力を抜く身体目指し古武術稽古

脱力したら体は動かない、きちんと体を動かせた時力の存在は無くなる。そのために構えを創る事に全力を尽くそう。

古武術的肩の運動

日曜日は電車バスを乗り継いで2時間半をかけて武術の稽古に向かいます。

バスが信号待ちで停車中、交差点沿いの公園で親子がキャッチボールをする様子を目にしました。お子さんは4〜5歳ぐらい一丁前にボールを両手で高々と上げてから左足もしっかり上げて豪快なピッチングフォームで座っているお父さんに投げ込んでいました。

信号待ちの間、お子さんは4〜5球を投げていましたが、さすがにボールを投げ始めて間のない彼のフォームは毎回毎回バラバラで、飛んでいく方向もバラバラになってお父さんは振り回されていました。

この子も何回もボールを投げ続けているうちに身体の動きがまとまっていき投球動作の協調性が高まりコントロールが定まっていくのだろうと微笑ましく見ていました。

ボールを投げるために重要な肩の関節は、複雑な動きを行うことで知られています。

一般的に腕を外側から挙上する際には、肩関節だけでなく肩甲骨と連動して挙がる事が知られていています。これを肩甲上腕リズムと言われていて3分の2が肩関節が動き3分の1が肩甲骨が動くそうです。

そして、ぐるぐる回る肩関節はいろいろな方向から筋肉に包まれいろいろな方向に動く特徴があり、解剖学書にはそれぞれの方向に何度動くかと書かれています。

ちなみに私は小学生の頃から背中に回した両手が届きません。何十センチも空いています。

ですから、解剖学書に書かれている関節の動く角度が信じられず、どの様に決められたのかが不思議でなりません。統計調査をしたのでしょうか。

普段稽古をしていて思うことは、ヒトの身体の動きは一概に決められないのではと。

例えば、剣を振り上げる動作は、上腕の屈曲動作となります。

上腕を挙げろと言われれば上がりますが、果たして本当に上がっていると言えるのでしょうか。

肩関節は主に肩甲骨と上腕骨が接しています。

模型で動かせばイメージしやすいと思いますが、肩甲骨に対して上腕骨が挙がっていくときに肩甲骨に接している上腕骨頭は肩甲骨に対して下方に回転して行きます。

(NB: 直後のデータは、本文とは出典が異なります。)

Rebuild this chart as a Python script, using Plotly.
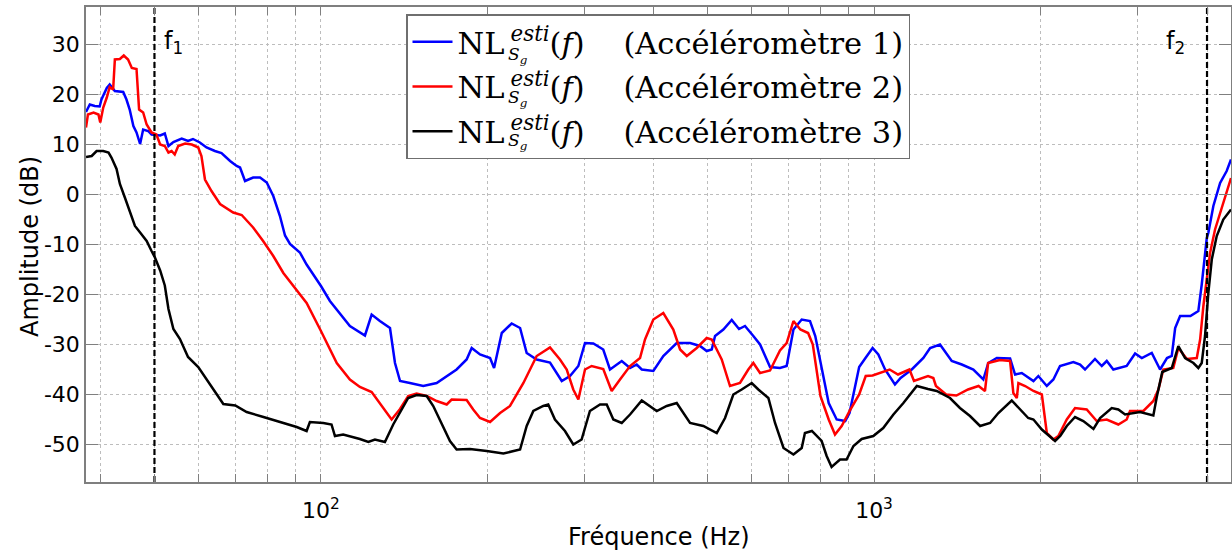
import numpy as np
import plotly.graph_objects as go

# ---------------- data ----------------
f_acc1 = [37.6, 38.2, 39.0, 39.8, 40.1, 41.0, 41.5, 42.4, 43.9, 44.5, 45.1, 45.8, 46.4, 47.1, 47.7,
          48.7, 49.4, 51.2, 52.2, 53.0, 54.1, 56.0, 57.5, 58.7, 60.4, 62.1, 64.3, 66.1, 68.5, 70.4,
          71.4, 72.9, 75.4, 77.6, 79.8, 82.0, 84.3, 86.1, 87.9, 91.6, 94.2, 100, 103.8, 112.8, 120.1,
          123.5, 127.8, 133.3, 136.1, 139.0, 144.8, 153.1, 161.9, 168.8, 175.9, 183.4, 187.3, 193.9,
          202.2, 205.6, 212.3, 221.2, 229.1, 235.5, 245.5, 259.5, 272.5, 282, 292, 300.2, 310.8,
          323.9, 333.1, 349.8, 362.1, 372.3, 380.2, 399, 415.9, 439.8, 464.9, 484.6, 498.3, 508.8,
          515.9, 534, 553, 570, 584.4, 605, 622.2, 648.6, 676, 695, 715, 740, 766, 783, 804, 828,
          856, 887, 903, 924, 940, 965, 994, 1018, 1047, 1091, 1117, 1170, 1228, 1263, 1316, 1382,
          1441, 1512, 1576, 1609, 1667, 1762, 1799, 1850, 1942, 1982, 2053, 2110, 2169, 2293, 2358,
          2407, 2509, 2581, 2635, 2708, 2863, 2965, 3049, 3178, 3245, 3290, 3386, 3454, 3503, 3576,
          3733, 3858, 3913, 3996, 4022, 4107, 4224, 4341, 4420]
nl_acc1 = [16.5, 18.0, 17.7, 17.6, 19.0, 21.3, 22.0, 20.7, 20.5, 19.0, 17.0, 13.7, 12.4, 10.1, 13.0,
           12.7, 12.0, 11.8, 12.2, 9.7, 10.5, 11.2, 10.7, 11.1, 10.4, 9.4, 8.7, 8.3, 6.7, 5.7,
           5.4, 2.7, 3.4, 3.4, 2.4, -0.3, -4.3, -8.2, -9.9, -11.6, -14.0, -18.3, -21.3, -26.3, -28.2,
           -24.0, -25.3, -26.7, -33.7, -37.3, -37.7, -38.3, -37.7, -36.3, -35.0, -33.0, -30.7, -32.0,
           -32.7, -34.7, -27.7, -25.8, -26.7, -31.7, -33.0, -33.6, -37.3, -36.3, -34.3, -29.7, -29.8,
           -31.0, -35.0, -33.3, -34.7, -34.0, -35.0, -35.3, -32.3, -29.7, -29.7, -30.3, -31.3, -31.0,
           -28.3, -27.0, -25.1, -26.9, -26.3, -28.3, -30.0, -34.5, -34.7, -34.3, -27.0, -25.0, -25.3,
           -28.3, -35.0, -41.7, -45.0, -45.3, -43.7, -38.3, -34.5, -32.7, -30.7, -32.0, -35.0, -38.0,
           -36.7, -35.0, -32.7, -30.7, -30.0, -33.3, -34.0, -35.0, -37.0, -33.7, -32.7, -32.8, -36.0,
           -35.7, -37.3, -36.3, -38.3, -37.0, -34.3, -33.5, -34.0, -35.0, -32.9, -34.3, -33.3, -35.0,
           -34.3, -31.8, -32.7, -31.7, -33.7, -35.0, -32.7, -32.3, -26.7, -24.3, -24.3, -23.3, -18.0,
           -8.7, -7.7, -2.3, 2.3, 4.7, 7.0]

f_acc2 = [37.6, 37.9, 38.8, 39.6, 39.9, 40.4, 41.0, 41.5, 42.1, 42.4, 43.3, 44.0, 44.8, 45.5, 46.4,
          46.9, 47.7, 48.4, 49.4, 50.4, 51.2, 52.2, 53.0, 53.7, 54.4, 55.2, 56.8, 58.4, 60.0, 60.8,
          61.7, 63.4, 65.7, 69.4, 71.9, 75.4, 78.6, 82.0, 85.5, 89.1, 94.2, 100, 106.8, 112.8, 117.6,
          123.5, 127.8, 134.2, 139, 143.8, 148.9, 155.3, 161.9, 168.8, 172.3, 183.4, 188.5, 193.9,
          202.2, 210.8, 219.7, 232.3, 245.5, 259.5, 270.5, 278.2, 285.9, 292, 300.2, 308.6, 323.9,
          335.5, 347.3, 362.1, 377.5, 385.4, 399, 415.9, 433.6, 446, 458.6, 478, 498.3, 508.8, 530.4,
          549, 572.3, 592.5, 605, 622.2, 648.6, 676, 695, 715, 736, 760, 775, 800, 828, 850, 874,
          903, 940, 966, 994, 1036, 1067, 1105, 1159, 1181, 1252, 1280, 1294, 1350, 1409, 1479, 1545,
          1587, 1608, 1689, 1762, 1786, 1812, 1824, 1876, 1942, 2011, 2053, 2110, 2154, 2231, 2309,
          2424, 2527, 2635, 2765, 2863, 2903, 3069, 3199, 3267, 3335, 3476, 3550, 3678, 3833, 3887,
          3940, 3996, 4051, 4136, 4224, 4343, 4420]
nl_acc2 = [13.4, 16.0, 16.4, 16.0, 14.4, 17.4, 19.4, 21.5, 21.0, 27.0, 27.1, 27.8, 27.0, 25.3, 25.1,
           17.0, 16.4, 14.0, 12.4, 12.0, 10.0, 9.7, 8.4, 8.7, 8.0, 9.7, 10.2, 10.0, 9.4, 7.7,
           3.0, 0.7, -1.9, -3.6, -4.1, -6.6, -9.3, -12.3, -15.7, -18.3, -21.7, -27.3, -33.7, -37.0, -38.5,
           -39.5, -41.7, -45.0, -42.9, -40.3, -39.8, -40.3, -41.3, -42.0, -41.0, -41.1, -43.0, -44.7,
           -45.5, -43.7, -42.3, -37.7, -32.3, -30.6, -33.0, -35.0, -39.0, -41.0, -35.0, -34.3, -34.9,
           -39.3, -37.0, -34.3, -32.7, -29.0, -25.0, -23.7, -27.0, -31.0, -32.3, -30.7, -28.7, -29.0, -33.0,
           -38.3, -37.7, -35.0, -33.7, -35.7, -35.2, -31.2, -29.7, -25.3, -27.0, -27.7, -30.0, -40.3, -45.0, -48.0, -46.3,
           -43.3, -40.0, -36.3, -36.2, -35.5, -35.0, -36.0, -35.0, -37.3, -36.3, -36.7, -38.3, -40.0, -40.2, -39.0, -38.3,
           -39.3, -33.7, -33.1, -33.3, -39.7, -40.7, -37.7, -38.3, -39.3, -40.0, -47.7, -49.0, -48.3, -45.0, -42.7,
           -43.0, -45.3, -45.0, -46.0, -45.0, -43.3, -43.3, -41.3, -39.0, -35.0, -34.7, -30.7, -32.9, -32.7, -29.0,
           -22.3, -16.5, -11.7, -7.0, -3.7, 1.0, 3.3]

f_acc3 = [37.6, 38.5, 39.3, 40.4, 41.3, 41.8, 42.7, 43.3, 44.2, 45.2, 46.1, 47.1, 48.4, 49.4, 50.1,
          51.2, 52.2, 53.0, 54.1, 55.6, 57.5, 60.0, 62.6, 64.8, 66.6, 70.0, 73.4, 78.7, 84.3, 90.4,
          94.2, 95.5, 101, 104.5, 106, 109.7, 117.6, 121.8, 125.2, 130.5, 135.1, 139.9, 143.8, 148.9,
          155.3, 159.6, 165.3, 171.1, 175.9, 185.9, 199.4, 213.7, 229.1, 235.5, 242.1, 252.3, 257.6,
          264.9, 276.2, 285.9, 296, 306.4, 319.6, 328.6, 337.8, 349.8, 362.1, 380.2, 404.7, 421.9,
          439.8, 464.9, 491.3, 519.5, 537.8, 556.6, 576.4, 601, 617.8, 644.1, 662.2, 686, 715, 740,
          750, 772, 804, 821, 838, 868, 892, 918, 950, 997, 1039, 1084, 1130, 1195, 1252, 1298, 1372,
          1430, 1491, 1555, 1621, 1678, 1774, 1837, 1900, 1942, 2011, 2125, 2171, 2231, 2309, 2390,
          2493, 2563, 2690, 2765, 2844, 3027, 3199, 3245, 3320, 3454, 3550, 3651, 3780, 3858, 3913,
          3967, 4022, 4080, 4165, 4280, 4420]
nl_acc3 = [7.5, 7.7, 8.7, 8.7, 8.4, 7.4, 5.1, 2.1, -0.6, -3.6, -6.3, -7.6, -9.3, -11.3, -12.6,
           -15.2, -18.2, -22.9, -26.9, -28.9, -32.5, -34.5, -37.5, -40.2, -41.9, -42.2, -43.5, -44.5, -45.5, -46.5,
           -47.3, -45.5, -45.7, -46.0, -48.3, -48.0, -48.9, -49.5, -49.0, -49.5, -46.0, -43.0, -40.7, -40.1,
           -40.3, -42.3, -45.7, -49.3, -51.0, -50.9, -51.3, -51.8, -51.0, -46.3, -43.3, -42.3, -42.0,
           -45.0, -47.3, -50.0, -49.0, -43.3, -42.0, -42.0, -45.0, -45.7, -44.0, -41.2, -43.3, -42.3,
           -41.7, -45.7, -46.3, -47.7, -44.7, -40.0, -39.0, -37.7, -39.0, -40.7, -45.7, -50.7, -52.0, -50.7,
           -47.7, -47.3, -49.3, -52.3, -54.5, -53.0, -53.0, -50.3, -48.9, -48.3, -46.7, -44.0, -41.7, -38.3, -38.9, -39.3, -40.7,
           -42.7, -44.3, -46.3, -45.7, -43.7, -41.2, -43.0, -44.7, -45.0, -47.0, -49.3, -48.3, -46.3, -44.5, -45.3,
           -46.9, -44.7, -42.7, -43.0, -44.0, -43.5, -44.2, -40.5, -35.5, -34.7, -30.3, -32.7, -33.7, -34.7, -33.7,
           -28.3, -19.7, -13.0, -8.3, -5.0, -3.0]

series_names = ["Accéléromètre 1", "Accéléromètre 2", "Accéléromètre 3"]
series_colors = ["#0000ff", "#ff0000", "#000000"]

f1 = 50
f2 = 4000
x_min, x_max = 37.6, 4420
y_min, y_max = -57.5, 37.5
y_tick_vals = [-50, -40, -30, -20, -10, 0, 10, 20, 30]
y_tick_text = [str(v) for v in y_tick_vals]
x_tick_vals = [40, 50, 60, 70, 80, 90, 100, 200, 300, 400, 500, 600, 700, 800, 900,
               1000, 2000, 3000, 4000]
x_tick_text = ["10<sup>2</sup>" if v == 100 else ("10<sup>3</sup>" if v == 1000 else "")
               for v in x_tick_vals]

# ---------------- figure ----------------
W, H = 1232, 553
ML, MR, MT, MB = 86, 1, 7, 71
PW, PH = W - ML - MR, H - MT - MB


def px_x(px):  # pixel -> paper x
    return (px - ML) / PW


def px_y(py):  # pixel -> paper y
    return (H - MB - py) / PH


fig = go.Figure()
NBSP = "\u00a0"
for i, (fx, ny, nm, col) in enumerate(zip([f_acc1, f_acc2, f_acc3], [nl_acc1, nl_acc2, nl_acc3],
                                          series_names, series_colors)):
    label = ("NL\u2009<sup><i>esti</i></sup>(<i>f</i>)" + NBSP * 4 + "(" + nm + ")")
    fig.add_trace(go.Scatter(x=fx, y=ny, mode="lines", name=label, legendgroup="g%d" % i,
                             line=dict(color=col, width=2.5)))

for fv in (f1, f2):
    fig.add_trace(go.Scatter(x=[fv, fv], y=[y_min, y_max], mode="lines", showlegend=False,
                             line=dict(color="black", width=2.2, dash="6px,3px"),
                             hoverinfo="skip"))

axis_grey = "#7f7f7f"
grid_grey = "#bdbdbd"
fig.update_layout(
    width=W, height=H,
    margin=dict(l=ML, r=MR, t=MT, b=MB),
    paper_bgcolor="white", plot_bgcolor="white",
    font=dict(family="DejaVu Sans", size=22, color="black"),
    xaxis=dict(type="log", range=[np.log10(x_min), np.log10(x_max)],
               tickvals=x_tick_vals, ticktext=x_tick_text, automargin=False,
               ticks="inside", ticklen=8, tickcolor=axis_grey, tickwidth=1,
               ticklabelstandoff=8,
               showline=True, linecolor=axis_grey, linewidth=1.5, mirror="ticks",
               showgrid=True, gridcolor=grid_grey, griddash="dot", gridwidth=1,
               zeroline=False,
               tickfont=dict(family="DejaVu Sans", size=22, color="black")),
    yaxis=dict(range=[y_min, y_max], tickvals=y_tick_vals, ticktext=y_tick_text,
               automargin=False,
               ticks="inside", ticklen=12, tickcolor=axis_grey, tickwidth=1,
               showline=True, linecolor=axis_grey, linewidth=1.5, mirror="ticks",
               showgrid=True, gridcolor=grid_grey, griddash="dot", gridwidth=1,
               zeroline=False,
               tickfont=dict(family="DejaVu Sans", size=22, color="black")),
    legend=dict(x=px_x(406), y=px_y(14), xanchor="left", yanchor="top",
                bgcolor="white", bordercolor="#6f6f6f", borderwidth=1.5,
                font=dict(family="DejaVu Serif", size=30.5, color="black"),
                tracegroupgap=2, itemwidth=40),
    showlegend=True,
)

# axis titles
fig.add_annotation(x=px_x(659), y=px_y(537), xref="paper", yref="paper",
                   text="Fréquence (Hz)", showarrow=False, xanchor="center", yanchor="middle",
                   font=dict(family="DejaVu Sans", size=24, color="black"))
fig.add_annotation(x=px_x(30), y=px_y(247), xref="paper", yref="paper",
                   text="Amplitude (dB)", showarrow=False, xanchor="center", yanchor="middle",
                   textangle=-90, font=dict(family="DejaVu Sans", size=24, color="black"))

# subscripts of the legend labels (stacked under the superscript)
for py in (55, 98, 141):
    fig.add_annotation(x=px_x(506), y=px_y(py), xref="paper", yref="paper",
                       text="<i>S</i><sub><i>g</i></sub>", showarrow=False,
                       xanchor="left", yanchor="middle",
                       font=dict(family="DejaVu Serif", size=17, color="black"))

fig.add_annotation(x=np.log10(f1), y=y_max, xref="x", yref="y", text="f<sub>1</sub>",
                   showarrow=False, xanchor="left", yanchor="top", xshift=8, yshift=-18,
                   font=dict(family="DejaVu Sans", size=24, color="black"))
fig.add_annotation(x=np.log10(f2), y=y_max, xref="x", yref="y", text="f<sub>2</sub>",
                   showarrow=False, xanchor="right", yanchor="top", xshift=-20, yshift=-18,
                   font=dict(family="DejaVu Sans", size=24, color="black"))

fig.write_html("out.html", config={"displayModeBar": False},
               post_script="document.body.style.margin='0px';"
                           "document.body.style.overflow='hidden';")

当たり前の様ですが、その当たり前の動きが出来ていません。

上腕骨を挙げるための三角筋が過剰に働くと上腕骨が回転せず肩甲帯と一緒に引き上げられてしまいます。

この様な状態では剣を振り上げているとは言えず、持ち上げていることになります。

見た目はほとんど変わらず違いがわかりません。

しかし、何方かに剣の挙がる方向(上方)に手を置いてもらい、うまく振り上げれば抵抗なく挙がりますが、引き上げてしまうと抵抗が生じ挙げる事が出来なくなります。

剣を引き上げて振っている様では人は斬れません。

(別に人を斬るために稽古をしているのではなく、斬るための理論を学んでいます)

その様なことを気にしながら身体を動かしていると、日常動作は身体の動きのことを考えず結果にフォーカスしている様に思われます。

結果が出ればプロセスはお構無く、とりあえず無茶苦茶でも斬れれば良いという風潮が強くなれば力でねじ伏せる傾向がどんどん強くなるはずです。

それは斬るとは言わず叩くという行為になるはずです。

叩き斬れれば結果オーライでしょうが、そこで力に頼らなければならない身体の使い方になってしまい、本来斬るための体捌きは無くなり力でねじ伏せる身体の使い方となります。

身体の作用は全く無くなってしまいます。

力を抜くとは、力に頼らない身体の使い方を行うことで結果が出る様に身体を動かすことだと思います。

以前TVでお父さんが必死に薪割りをしていて、見ていた子供にさせたらスパッと一回で薪を割った場面を見たことがありましたが、正しく身体を使うことができれば正しい結果が出るはずです。